**Work to do**
Write out word for word each line of the records, beginning at the first and stopping after the line with "mw6 = [1, 2, 1, 0]". Leave the pictures out.

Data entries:
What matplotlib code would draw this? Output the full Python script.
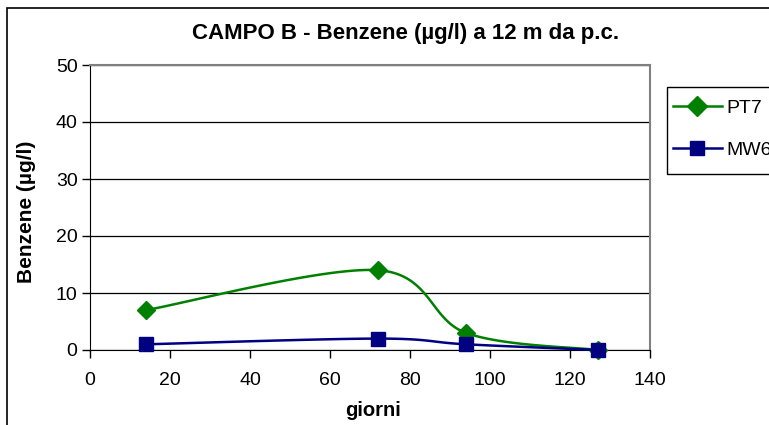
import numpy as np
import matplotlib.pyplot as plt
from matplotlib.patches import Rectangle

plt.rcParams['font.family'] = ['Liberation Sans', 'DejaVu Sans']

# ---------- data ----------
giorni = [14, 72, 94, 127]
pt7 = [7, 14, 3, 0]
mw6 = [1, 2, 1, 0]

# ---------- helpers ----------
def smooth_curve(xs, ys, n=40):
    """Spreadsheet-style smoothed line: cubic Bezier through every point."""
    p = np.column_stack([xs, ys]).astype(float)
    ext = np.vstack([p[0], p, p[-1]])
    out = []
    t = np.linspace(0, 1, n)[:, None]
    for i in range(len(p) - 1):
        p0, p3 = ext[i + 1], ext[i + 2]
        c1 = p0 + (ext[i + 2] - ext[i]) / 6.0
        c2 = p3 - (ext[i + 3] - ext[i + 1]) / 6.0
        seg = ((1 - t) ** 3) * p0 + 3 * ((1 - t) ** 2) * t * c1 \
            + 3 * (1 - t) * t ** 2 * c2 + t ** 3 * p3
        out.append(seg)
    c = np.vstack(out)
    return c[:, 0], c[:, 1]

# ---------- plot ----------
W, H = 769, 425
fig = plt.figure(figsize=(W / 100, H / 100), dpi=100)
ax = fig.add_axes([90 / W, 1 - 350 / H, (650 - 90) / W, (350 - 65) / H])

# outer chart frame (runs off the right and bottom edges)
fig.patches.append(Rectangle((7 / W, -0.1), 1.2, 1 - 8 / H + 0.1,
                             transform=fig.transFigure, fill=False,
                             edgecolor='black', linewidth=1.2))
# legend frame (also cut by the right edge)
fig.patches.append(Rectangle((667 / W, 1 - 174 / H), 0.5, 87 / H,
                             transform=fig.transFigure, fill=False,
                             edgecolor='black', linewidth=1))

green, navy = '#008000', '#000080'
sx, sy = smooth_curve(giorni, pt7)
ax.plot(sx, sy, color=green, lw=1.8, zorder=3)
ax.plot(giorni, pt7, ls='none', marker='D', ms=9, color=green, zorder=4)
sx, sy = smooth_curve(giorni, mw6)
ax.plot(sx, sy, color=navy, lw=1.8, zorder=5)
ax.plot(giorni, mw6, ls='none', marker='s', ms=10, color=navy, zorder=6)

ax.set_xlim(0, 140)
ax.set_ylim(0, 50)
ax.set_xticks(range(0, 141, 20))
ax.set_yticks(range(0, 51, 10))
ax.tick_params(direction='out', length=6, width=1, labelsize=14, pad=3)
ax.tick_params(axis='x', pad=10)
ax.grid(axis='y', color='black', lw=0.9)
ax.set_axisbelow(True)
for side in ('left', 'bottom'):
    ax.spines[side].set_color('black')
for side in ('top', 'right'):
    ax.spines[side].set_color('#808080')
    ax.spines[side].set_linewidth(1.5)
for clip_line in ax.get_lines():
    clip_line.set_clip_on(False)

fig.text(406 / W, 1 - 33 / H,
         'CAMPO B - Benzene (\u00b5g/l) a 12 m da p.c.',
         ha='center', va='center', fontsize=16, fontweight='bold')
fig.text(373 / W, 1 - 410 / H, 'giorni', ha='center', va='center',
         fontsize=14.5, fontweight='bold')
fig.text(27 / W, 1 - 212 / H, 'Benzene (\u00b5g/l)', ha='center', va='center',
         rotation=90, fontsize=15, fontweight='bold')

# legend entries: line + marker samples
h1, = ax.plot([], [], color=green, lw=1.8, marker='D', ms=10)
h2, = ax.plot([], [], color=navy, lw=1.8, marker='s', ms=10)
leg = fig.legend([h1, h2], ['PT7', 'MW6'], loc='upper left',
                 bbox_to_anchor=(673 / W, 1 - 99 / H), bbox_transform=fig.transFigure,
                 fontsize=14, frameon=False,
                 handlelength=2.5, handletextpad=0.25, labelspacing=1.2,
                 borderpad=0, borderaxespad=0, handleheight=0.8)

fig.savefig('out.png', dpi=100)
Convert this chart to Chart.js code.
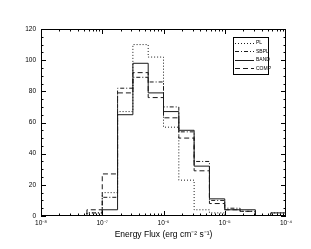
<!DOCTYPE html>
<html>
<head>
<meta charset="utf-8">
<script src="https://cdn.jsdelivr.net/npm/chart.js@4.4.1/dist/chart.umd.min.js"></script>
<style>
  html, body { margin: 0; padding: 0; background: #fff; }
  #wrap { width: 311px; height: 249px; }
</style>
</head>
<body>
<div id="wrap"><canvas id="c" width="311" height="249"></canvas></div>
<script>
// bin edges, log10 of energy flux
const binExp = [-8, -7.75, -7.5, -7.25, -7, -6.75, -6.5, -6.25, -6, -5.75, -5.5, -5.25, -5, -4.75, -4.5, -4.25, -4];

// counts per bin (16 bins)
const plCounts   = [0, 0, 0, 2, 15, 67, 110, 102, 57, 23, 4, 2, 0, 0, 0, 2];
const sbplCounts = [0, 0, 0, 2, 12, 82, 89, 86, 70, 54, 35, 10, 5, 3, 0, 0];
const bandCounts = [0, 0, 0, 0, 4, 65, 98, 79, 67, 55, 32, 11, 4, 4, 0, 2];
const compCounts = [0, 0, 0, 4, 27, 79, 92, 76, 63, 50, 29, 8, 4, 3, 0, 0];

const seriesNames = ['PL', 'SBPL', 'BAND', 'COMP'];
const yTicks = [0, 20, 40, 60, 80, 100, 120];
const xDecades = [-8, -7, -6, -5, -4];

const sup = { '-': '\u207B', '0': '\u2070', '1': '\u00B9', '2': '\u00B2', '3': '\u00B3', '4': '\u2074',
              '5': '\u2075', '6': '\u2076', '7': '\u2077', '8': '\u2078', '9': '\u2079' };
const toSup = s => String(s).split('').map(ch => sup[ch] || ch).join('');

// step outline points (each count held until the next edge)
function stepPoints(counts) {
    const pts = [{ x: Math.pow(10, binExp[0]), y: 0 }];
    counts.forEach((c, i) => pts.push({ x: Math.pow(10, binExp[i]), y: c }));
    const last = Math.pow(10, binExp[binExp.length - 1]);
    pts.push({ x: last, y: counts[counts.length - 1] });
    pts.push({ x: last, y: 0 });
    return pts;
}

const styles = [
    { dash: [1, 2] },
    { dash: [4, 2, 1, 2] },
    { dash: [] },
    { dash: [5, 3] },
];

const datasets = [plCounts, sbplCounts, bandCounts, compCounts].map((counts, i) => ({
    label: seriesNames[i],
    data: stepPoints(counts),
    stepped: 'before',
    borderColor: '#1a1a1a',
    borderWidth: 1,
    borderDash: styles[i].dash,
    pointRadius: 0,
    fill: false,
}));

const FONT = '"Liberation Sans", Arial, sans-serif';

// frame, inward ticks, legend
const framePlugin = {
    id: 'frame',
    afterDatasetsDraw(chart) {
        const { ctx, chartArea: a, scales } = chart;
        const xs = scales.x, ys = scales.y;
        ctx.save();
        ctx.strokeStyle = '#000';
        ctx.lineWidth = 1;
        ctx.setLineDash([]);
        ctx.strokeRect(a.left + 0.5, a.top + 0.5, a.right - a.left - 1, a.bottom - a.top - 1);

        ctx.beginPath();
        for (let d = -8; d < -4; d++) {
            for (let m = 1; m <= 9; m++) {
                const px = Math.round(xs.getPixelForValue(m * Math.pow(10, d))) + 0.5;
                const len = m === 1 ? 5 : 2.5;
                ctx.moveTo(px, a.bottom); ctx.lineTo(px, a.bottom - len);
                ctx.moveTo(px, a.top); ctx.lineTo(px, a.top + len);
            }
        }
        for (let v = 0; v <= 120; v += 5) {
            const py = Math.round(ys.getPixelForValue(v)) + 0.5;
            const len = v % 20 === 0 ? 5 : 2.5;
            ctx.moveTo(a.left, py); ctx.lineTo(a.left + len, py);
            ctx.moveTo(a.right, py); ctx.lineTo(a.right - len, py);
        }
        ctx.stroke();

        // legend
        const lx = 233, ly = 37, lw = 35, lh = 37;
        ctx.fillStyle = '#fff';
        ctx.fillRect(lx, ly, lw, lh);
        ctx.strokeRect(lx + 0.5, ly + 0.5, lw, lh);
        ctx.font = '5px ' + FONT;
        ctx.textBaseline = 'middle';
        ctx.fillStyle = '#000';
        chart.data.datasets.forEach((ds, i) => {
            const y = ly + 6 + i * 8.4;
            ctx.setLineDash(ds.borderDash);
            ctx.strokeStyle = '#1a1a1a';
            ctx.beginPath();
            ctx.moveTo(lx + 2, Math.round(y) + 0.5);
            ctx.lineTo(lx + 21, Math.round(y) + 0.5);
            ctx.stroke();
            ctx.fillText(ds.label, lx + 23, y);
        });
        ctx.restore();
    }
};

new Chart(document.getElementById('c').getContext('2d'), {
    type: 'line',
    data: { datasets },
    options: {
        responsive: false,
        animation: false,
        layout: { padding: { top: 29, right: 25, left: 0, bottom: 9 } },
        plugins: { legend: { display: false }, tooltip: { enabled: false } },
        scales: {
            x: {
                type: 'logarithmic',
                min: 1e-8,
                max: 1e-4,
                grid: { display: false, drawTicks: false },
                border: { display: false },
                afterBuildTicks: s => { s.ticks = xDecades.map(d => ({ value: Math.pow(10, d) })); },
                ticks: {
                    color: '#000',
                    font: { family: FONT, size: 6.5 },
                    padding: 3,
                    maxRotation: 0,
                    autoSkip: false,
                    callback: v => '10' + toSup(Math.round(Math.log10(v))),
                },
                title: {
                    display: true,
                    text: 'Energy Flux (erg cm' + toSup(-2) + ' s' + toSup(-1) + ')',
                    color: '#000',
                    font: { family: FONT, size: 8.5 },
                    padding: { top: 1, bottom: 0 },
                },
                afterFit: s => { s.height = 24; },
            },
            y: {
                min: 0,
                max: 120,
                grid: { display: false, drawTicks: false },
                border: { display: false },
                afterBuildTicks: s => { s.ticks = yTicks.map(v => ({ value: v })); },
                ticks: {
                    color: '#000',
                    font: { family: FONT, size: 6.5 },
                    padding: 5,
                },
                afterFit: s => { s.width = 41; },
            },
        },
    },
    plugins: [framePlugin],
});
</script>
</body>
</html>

**Expected output**
What matplotlib code would draw this? Output the full Python script.
import numpy as np
import matplotlib.pyplot as plt
from matplotlib.patches import Rectangle

plt.rcParams['font.family'] = ['Liberation Sans', 'DejaVu Sans']

# ---------- data ----------
giorni = [14, 72, 94, 127]
pt7 = [7, 14, 3, 0]
mw6 = [1, 2, 1, 0]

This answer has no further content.